Every other privacy-aware analytics solution I’ve found, including Ackee and Counter, also uses data covered by the ePrivacy Directive.

Exemptions

Just because we cannot track users using any sort of data without consent doesn’t mean we need consent to use cookies. As put by Article 5(3) of the ePD:

[the restrictions] shall not prevent any technical storage or access for the sole purpose of carrying out the transmission of a communication over an electronic communications network, or as strictly necessary in order for the provider of an information society service explicitly requested by the subscriber or user to provide the service.

You won’t have to worry about any huge EU fines just because you’re using cookies to track login state, to store shopping cart items between HTTP requests, or to implement sticky sessions in your load balancer. Just be sure to actually use them for that purpose — trying to be tricky by using a login session cookie for analytics would throw you right back into non-compliance.
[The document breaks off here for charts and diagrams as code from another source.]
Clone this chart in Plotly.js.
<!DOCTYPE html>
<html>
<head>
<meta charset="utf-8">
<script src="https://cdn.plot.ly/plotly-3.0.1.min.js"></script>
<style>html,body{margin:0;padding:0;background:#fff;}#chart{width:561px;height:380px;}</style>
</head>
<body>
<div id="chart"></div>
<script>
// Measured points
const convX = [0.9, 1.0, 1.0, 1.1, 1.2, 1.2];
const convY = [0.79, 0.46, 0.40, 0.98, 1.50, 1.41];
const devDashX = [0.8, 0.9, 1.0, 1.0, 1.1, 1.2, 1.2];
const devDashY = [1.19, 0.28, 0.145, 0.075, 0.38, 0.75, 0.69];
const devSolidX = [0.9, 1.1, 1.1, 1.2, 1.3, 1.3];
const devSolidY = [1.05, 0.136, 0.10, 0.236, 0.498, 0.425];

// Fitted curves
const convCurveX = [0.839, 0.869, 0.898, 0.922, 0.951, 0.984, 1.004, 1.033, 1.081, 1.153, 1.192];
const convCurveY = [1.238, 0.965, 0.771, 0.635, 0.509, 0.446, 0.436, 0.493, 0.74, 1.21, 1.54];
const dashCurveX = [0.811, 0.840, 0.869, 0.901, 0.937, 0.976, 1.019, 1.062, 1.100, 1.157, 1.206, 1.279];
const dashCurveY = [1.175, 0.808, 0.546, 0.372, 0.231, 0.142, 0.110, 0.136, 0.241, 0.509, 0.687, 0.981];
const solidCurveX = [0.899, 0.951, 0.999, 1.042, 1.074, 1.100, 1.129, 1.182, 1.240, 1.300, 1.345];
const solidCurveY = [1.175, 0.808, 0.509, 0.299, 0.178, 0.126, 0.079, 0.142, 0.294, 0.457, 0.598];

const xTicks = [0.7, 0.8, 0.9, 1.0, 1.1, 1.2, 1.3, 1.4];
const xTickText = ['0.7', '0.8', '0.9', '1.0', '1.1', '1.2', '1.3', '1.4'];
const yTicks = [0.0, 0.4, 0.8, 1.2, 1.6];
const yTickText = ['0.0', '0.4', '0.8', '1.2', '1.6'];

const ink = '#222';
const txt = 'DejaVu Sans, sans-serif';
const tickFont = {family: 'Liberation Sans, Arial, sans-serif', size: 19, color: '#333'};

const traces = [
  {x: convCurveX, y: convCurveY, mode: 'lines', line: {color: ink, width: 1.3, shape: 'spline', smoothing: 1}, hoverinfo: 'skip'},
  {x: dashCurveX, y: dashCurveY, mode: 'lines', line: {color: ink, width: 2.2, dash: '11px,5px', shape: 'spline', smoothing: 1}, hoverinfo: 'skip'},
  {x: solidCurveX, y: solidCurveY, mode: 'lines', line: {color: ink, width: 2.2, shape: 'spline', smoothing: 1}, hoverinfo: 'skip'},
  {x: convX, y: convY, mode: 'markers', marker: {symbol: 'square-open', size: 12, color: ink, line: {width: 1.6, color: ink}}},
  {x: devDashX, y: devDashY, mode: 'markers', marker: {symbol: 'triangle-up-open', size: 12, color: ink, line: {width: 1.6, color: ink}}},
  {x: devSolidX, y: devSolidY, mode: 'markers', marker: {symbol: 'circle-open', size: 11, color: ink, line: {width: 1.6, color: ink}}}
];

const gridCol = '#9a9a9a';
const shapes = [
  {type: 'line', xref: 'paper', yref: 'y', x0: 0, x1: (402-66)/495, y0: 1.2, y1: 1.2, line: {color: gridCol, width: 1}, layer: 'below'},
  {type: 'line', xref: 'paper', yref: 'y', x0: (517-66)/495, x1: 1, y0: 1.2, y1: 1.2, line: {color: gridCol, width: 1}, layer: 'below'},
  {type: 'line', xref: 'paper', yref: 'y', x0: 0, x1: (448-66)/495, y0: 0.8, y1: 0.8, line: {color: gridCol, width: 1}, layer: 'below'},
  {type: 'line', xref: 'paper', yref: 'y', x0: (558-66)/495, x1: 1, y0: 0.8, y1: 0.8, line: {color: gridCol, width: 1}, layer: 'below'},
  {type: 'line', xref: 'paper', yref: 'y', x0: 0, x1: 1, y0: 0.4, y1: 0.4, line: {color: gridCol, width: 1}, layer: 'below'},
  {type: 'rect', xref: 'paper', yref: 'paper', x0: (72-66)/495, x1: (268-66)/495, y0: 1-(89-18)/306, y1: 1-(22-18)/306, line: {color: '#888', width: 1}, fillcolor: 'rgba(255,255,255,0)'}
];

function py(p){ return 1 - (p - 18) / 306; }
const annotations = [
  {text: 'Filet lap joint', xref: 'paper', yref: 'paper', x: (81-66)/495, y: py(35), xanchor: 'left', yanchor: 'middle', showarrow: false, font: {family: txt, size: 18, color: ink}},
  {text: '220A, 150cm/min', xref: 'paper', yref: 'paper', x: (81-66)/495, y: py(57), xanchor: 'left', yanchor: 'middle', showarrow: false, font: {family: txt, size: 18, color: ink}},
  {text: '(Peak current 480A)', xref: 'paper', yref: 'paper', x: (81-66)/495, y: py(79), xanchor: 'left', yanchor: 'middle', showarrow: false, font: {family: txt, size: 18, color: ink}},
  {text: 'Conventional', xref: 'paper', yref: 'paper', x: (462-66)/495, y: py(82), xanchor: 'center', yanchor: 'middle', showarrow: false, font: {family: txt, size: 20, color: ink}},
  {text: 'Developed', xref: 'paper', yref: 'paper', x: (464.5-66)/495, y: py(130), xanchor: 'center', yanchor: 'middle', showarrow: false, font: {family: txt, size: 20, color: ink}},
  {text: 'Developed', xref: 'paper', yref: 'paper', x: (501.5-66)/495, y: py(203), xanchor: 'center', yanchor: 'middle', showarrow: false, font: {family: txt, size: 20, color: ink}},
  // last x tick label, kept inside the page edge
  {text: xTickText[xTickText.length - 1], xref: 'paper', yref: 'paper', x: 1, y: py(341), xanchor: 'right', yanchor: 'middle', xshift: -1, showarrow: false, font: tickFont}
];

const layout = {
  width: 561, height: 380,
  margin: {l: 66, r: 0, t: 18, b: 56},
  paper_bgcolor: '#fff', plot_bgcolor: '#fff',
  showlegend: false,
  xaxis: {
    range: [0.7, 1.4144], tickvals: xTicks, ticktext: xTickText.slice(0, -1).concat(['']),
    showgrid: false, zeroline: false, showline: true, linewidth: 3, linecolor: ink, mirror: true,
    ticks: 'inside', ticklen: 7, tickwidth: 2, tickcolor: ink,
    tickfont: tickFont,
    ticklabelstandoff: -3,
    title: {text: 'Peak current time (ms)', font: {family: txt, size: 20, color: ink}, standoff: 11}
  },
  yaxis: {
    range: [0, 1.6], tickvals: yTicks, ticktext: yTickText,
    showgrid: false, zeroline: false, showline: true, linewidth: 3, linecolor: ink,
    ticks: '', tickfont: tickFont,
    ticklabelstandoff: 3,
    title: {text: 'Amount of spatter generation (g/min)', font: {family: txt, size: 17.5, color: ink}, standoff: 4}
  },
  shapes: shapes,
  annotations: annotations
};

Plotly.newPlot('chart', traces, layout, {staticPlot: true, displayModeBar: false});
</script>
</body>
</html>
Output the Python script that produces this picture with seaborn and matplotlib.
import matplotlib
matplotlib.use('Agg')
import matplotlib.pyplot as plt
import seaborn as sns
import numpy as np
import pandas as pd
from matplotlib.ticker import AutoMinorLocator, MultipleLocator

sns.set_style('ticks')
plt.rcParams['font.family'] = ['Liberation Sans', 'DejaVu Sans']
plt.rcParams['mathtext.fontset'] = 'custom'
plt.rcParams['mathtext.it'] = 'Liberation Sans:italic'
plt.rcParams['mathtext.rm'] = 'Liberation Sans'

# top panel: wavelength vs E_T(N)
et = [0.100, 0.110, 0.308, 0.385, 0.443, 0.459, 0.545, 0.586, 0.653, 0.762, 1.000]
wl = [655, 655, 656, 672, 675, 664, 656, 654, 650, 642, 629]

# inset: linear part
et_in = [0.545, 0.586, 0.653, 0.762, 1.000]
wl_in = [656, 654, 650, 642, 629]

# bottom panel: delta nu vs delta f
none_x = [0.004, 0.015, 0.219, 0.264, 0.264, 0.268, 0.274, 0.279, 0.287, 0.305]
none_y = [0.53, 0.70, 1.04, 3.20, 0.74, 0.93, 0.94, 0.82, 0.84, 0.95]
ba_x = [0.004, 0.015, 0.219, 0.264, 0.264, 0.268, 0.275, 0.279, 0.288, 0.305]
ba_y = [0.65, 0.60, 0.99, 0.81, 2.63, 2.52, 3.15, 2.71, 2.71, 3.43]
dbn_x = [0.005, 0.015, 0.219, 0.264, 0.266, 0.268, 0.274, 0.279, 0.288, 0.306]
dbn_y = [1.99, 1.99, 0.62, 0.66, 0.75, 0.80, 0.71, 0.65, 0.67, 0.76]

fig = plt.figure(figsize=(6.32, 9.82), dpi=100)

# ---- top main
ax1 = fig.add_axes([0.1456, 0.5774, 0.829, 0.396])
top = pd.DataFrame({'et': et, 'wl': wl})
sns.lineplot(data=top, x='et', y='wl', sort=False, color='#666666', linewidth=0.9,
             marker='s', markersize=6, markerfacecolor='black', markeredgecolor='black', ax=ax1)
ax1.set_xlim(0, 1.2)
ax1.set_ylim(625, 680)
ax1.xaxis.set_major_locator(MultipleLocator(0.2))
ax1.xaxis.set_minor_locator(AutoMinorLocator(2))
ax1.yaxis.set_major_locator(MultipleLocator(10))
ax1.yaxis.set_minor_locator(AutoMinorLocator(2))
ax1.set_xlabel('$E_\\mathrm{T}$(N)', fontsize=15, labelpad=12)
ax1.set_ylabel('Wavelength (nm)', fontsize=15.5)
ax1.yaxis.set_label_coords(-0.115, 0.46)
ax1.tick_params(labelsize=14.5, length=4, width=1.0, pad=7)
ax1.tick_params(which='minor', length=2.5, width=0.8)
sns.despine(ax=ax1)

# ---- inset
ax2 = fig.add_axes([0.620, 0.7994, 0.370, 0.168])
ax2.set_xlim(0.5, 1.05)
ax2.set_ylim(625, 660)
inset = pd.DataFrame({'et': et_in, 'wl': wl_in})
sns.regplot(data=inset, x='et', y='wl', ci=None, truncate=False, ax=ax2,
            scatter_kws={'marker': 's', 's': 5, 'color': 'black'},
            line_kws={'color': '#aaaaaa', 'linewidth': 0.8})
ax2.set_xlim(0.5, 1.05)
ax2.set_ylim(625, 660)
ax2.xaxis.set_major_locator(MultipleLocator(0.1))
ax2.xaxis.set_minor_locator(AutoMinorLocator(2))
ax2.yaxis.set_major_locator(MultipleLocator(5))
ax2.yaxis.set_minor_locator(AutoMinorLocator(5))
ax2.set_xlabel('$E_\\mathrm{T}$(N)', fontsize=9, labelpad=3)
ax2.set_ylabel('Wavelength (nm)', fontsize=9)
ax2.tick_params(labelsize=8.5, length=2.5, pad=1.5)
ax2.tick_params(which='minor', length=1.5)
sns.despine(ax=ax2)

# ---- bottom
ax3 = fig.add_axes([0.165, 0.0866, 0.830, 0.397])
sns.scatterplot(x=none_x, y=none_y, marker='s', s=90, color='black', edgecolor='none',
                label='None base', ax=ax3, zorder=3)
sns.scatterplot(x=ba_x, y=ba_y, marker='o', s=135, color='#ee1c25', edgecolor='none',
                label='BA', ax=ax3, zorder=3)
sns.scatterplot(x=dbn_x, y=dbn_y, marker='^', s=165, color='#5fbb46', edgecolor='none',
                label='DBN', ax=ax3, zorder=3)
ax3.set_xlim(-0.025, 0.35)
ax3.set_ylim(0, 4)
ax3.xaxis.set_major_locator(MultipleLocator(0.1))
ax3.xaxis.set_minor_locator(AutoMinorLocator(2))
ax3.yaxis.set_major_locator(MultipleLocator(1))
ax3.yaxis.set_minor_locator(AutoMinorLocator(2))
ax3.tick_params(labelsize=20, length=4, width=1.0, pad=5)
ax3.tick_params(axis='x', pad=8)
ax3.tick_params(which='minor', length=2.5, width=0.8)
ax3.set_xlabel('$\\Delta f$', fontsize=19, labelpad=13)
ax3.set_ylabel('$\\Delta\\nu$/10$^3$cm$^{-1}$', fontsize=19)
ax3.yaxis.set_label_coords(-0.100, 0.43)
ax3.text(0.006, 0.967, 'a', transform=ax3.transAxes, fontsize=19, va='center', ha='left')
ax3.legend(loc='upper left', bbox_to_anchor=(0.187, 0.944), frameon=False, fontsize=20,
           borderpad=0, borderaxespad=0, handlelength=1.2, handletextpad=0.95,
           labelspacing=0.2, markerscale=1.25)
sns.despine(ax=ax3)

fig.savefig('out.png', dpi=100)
If you are interested in a more in-depth analysis of when these exemptions apply, the EU Data Protection Working Party released an opinion on exemptions in 2012 (with examples) where they delve deeper into it. I can highly recommend reading it.

Conclusion

Although it might come as a surprise (it certainly did for me), privacy-aware and cookie-free analytics aren’t going to save us from cookie banners with the way the legislation is currently written. If you are interested in avoiding cookie popups on your website, you’ll have to make do with the very basic analytics that don’t require knowing whether you’ve seen a user before — making them essentially useless.

Or do without. That’s what I ended up doing.